Raistlin is a fictional character, from the DRAGONLANCE books. Between this year’s new Dragons of Fate, and revisiting Dragons of Winter Night at present (I’m a bit over halfway through this time) it’s been brining back some interesting memories and such from my younger days, back in high school, when I first got into Dragonlance.

And one of the things about Raistlin was that he became known as the “Master of Past and Present.”

Yet we don’t get to be Master of Grief.


It’s also September 18th, as I type tonight.

It’s been one month since Chloe. August 18th was that most horrible day since losing Dad, losing her.

And while I’ve had a few tears well up a couple times…this past month has been full of me TRYING to be that Master of Grief, in AVOIDING it. In trying to NOT FEEL this loss. To not let it in. I have not–really–cried since that morning. I haven’t allowed myself. Whether it’s burying myself in binge-watching stuff on Youtube, or the last couple weeks of CSI Miami, or working, or having an audiobook on either for primary listening or background noise…

Here it is.

A month.

Still not ready to let this loss in.

I know she’s gone. I’m aware of that. I’ve made a bunch of changes to my physical surroundings, even where/how I sleep, adjusting for knowing she’s gone.

As I begin to settle in with the comfort that we got Sarahcat to and through the vet…that she does NOT have some massive kidney issue (I’d been terrified of the vet doing the physical checkup and there being some immediate realization of something being VERY BAD, the way it happened with Ziggy nearly 6 years ago). Blood work also came in without any surprises or points of significant concern from the vet…just to bring Sarah back in in a couple months to follow up and verify numbers…as I begin to settle in with this, I see where I may “have more room” soon TO “allow myself” to moreso FEEL Chloe’s loss, if I’m NOT looking at also losing Sarah, too.


This week–Wednesday night into Thursday–is going to be 90 weeks since losing Dad. NEXT WEEK Friday into Saturday (29th into 30th) will be 21 MONTHS.

Time passes.

Life goes on.

Master the grief?

I live with it. And that’s that.

Stars and twilight

“For though I tried to explain to Tas, that day
When you closed your eyes — though I told him about
Stars and twilight, and how autumn leaves must fall,
I could not make myself understand.”

–CT Pierson “For Flint, by Tanis Half-Elven”


It’s been two weeks now. I’ve started numerous times to try to write up a post that would do justice to stuff, but words just fail me.

It’s been two weeks since that awful morning that we took Chloe in, and…

Had to say goodbye.

After a horrible week-plus of things much more detailed than I’m going to go into right now, it came down to “that” time. The time I’d feared numerous times before but thankfully hadn’t come…until, August 18, it DID.

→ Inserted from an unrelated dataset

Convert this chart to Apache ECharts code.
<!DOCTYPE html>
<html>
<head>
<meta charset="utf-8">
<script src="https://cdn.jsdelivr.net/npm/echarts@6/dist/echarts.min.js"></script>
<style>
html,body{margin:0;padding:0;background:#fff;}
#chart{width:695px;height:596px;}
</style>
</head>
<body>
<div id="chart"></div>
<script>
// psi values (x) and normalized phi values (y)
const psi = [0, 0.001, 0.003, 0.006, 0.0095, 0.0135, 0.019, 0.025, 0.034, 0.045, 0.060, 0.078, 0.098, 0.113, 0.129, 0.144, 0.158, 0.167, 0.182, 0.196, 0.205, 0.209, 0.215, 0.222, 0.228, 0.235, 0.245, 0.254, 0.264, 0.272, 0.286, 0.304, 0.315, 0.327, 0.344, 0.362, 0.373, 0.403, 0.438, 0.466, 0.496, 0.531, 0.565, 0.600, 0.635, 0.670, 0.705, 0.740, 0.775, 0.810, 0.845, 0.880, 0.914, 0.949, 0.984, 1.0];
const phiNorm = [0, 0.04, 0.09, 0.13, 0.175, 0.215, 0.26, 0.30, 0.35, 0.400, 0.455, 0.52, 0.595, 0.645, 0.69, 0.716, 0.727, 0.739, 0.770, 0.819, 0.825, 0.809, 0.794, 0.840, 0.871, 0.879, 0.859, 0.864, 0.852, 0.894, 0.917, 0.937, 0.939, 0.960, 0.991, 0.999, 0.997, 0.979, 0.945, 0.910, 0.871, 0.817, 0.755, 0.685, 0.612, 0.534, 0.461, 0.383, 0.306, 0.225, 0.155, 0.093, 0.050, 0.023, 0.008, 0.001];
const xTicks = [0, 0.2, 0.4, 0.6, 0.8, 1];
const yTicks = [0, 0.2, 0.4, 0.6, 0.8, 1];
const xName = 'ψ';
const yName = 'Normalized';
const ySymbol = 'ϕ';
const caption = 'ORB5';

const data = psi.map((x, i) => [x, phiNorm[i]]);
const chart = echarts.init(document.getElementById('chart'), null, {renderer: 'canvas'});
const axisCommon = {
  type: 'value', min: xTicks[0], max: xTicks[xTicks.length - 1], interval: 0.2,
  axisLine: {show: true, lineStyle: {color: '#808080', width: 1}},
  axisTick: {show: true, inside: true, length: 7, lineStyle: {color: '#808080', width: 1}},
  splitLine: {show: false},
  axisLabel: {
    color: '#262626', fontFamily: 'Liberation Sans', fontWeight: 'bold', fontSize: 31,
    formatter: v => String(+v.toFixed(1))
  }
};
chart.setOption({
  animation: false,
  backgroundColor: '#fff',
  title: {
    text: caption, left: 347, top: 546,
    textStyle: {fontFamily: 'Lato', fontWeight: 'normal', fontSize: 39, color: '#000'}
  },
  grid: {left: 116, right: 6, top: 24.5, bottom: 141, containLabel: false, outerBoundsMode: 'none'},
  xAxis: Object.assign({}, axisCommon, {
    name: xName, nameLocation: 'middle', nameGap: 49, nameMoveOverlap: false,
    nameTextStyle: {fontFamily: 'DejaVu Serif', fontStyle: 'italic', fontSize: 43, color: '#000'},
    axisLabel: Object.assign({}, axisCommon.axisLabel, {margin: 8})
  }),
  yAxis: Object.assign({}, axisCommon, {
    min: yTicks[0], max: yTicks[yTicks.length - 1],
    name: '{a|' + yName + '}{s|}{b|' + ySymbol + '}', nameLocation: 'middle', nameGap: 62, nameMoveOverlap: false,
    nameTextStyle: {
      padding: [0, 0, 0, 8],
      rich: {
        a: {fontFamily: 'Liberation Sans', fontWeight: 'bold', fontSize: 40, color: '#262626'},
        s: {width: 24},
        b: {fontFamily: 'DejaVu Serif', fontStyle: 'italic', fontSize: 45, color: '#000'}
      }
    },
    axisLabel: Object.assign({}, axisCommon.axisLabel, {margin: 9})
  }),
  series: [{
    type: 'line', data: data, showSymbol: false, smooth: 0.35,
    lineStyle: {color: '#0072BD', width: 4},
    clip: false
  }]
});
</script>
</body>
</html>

I could write of so many memories over the years that I have. Like one of those “montage” scenes in a movie. I can “see” the memories. Her kicking me outta the chair, her climbing onto the footstool, her startling me under the work desk, her flopping over to play with the fishing pole rope, her wrestling with Sarahcat, her wrestling with Ziggy, her hissing at Ziggy, her hissing at me, that time on the bed when she got the name “angry-cuddler.” All those times her nudging me awake to lift the sheet and let her under to snuggle against me, all those times waking up to her laying on my arm or curled in at my shoulder and neck.

Chloe came into my life in August 2011. And left in August 2023. After several August “incidents” in the past few years. After so many “health scares” and such.

And while this post doesn’t BEGIN to do justice to my thoughts, my feelings, to the enormity of what this loss means (especially when it sinks in, which I’ve thus far been able to stave off)…

I force myself to write this and post this to break that “ice,” so to speak.

Because I’m probably holding myself back, and the longer I go NOT posting ANYthing, the more it’s gonna build and eat at me and all that.

There will be repetition. There’ll be repeated thoughts and phrasing and such, the ideas…because despite my best efforts, the thoughts have been many, and I have to get something OUT.

I’d just started the comics blog when we lost Christy; but the blog was simply a shell to house reviews to post to facebook. When I lost Kayla, it was such a shock and I posted to facebook and vented to friends and…”only” had the comics blog and wasn’t sharing personal stuff yet. When I lost Ziggy I was several years further into blogging and more open to sharing, had a story on the brain, AND still had BOTH parents and didn’t yet have the anxiety and fear for the pets that I’ve had since.

Consciously, I know what’s happened and all that; but I haven’t let it sink in yet.

To the world she may have just been a cat. But she was a huge chunk of MY world, for 12 years–more than a quarter of my life–and there’s so much more, so much deeper I could go into, that I’m just not up for even searching for the words right now.

My Chloe is gone, and I couldn’t save her any more than I could Dad, and I’m still here and nothing I can do can ever change that.

Stars and twilight. And autumn leaves must fall.